India Mandates Live Selfie, Location for Crypto KYC
India now requires live selfies and geo-verification for crypto exchange onboarding as part of stricter KYC norms.

- India enforces new KYC rules for crypto exchanges.
- Live selfie and geo-location now mandatory for users.
- Regulators aim to curb fraud and ensure compliance.
Tighter KYC Norms Hit Indian Crypto Exchanges
India’s crypto landscape is seeing a fresh wave of regulatory tightening. Authorities have issued new guidelines requiring all crypto exchanges operating in the country to collect live selfies and geographic location data during user onboarding.
This move significantly ramps up Know Your Customer (KYC) procedures, signaling India’s push for stricter compliance in the digital asset space. Under the new rule, exchanges must verify users’ identities through a real-time selfie, along with location tagging to confirm the user’s physical presence.

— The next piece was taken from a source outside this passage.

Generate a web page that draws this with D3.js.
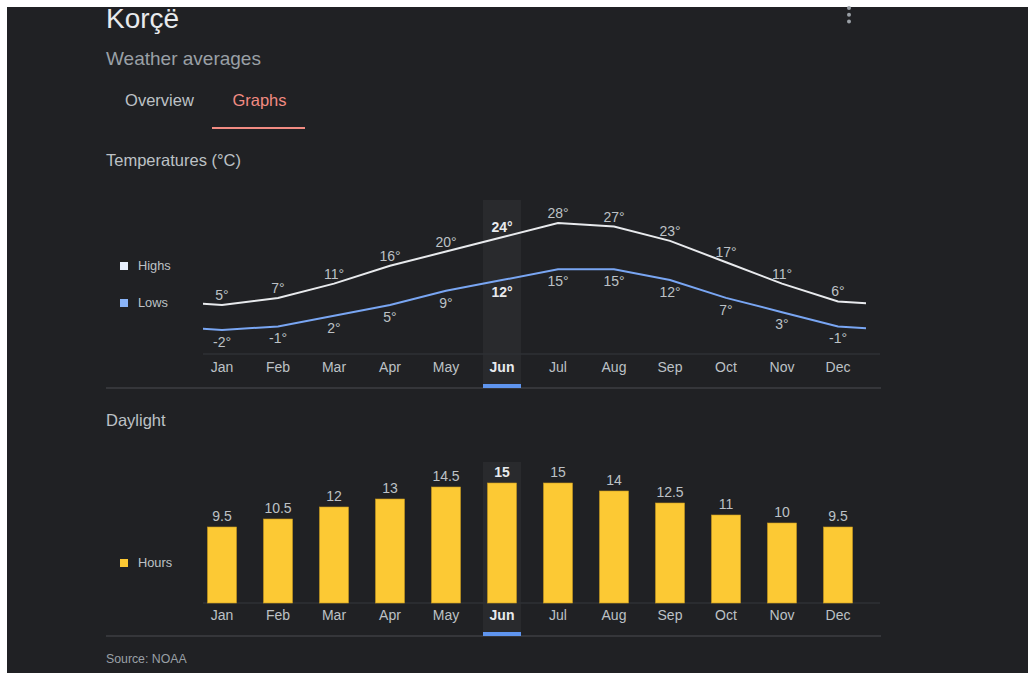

The directive follows growing concerns about money laundering, fraud, and tax evasion within the crypto sector. Regulators believe that enhanced KYC verification will help combat illicit activity and bring more transparency to the system.
Impact on Users and Exchanges
For crypto users in India, the new requirements mean extra steps when signing up for an exchange account. Instead of just submitting ID documents, users must now take a live selfie — verified using facial recognition technology — and allow the app to access their device’s geographic location.
Crypto exchanges will need to update their onboarding systems quickly to stay compliant. Failure to do so could result in penalties or potential suspension of operations.
Many platforms already follow KYC standards similar to traditional banks, but the inclusion of live biometric and geo-verification adds a new layer of scrutiny.
A Clearer Path to Regulation?
While the crypto community may view the move as burdensome, industry experts see it as a step toward formal regulation. Clear KYC norms could help exchanges gain legitimacy and reduce regulatory uncertainty in the long run.
India’s government continues to take a cautious but firm approach to digital assets — not banning them outright, but setting strict guardrails to monitor their use. This latest KYC mandate is a key example of that strategy.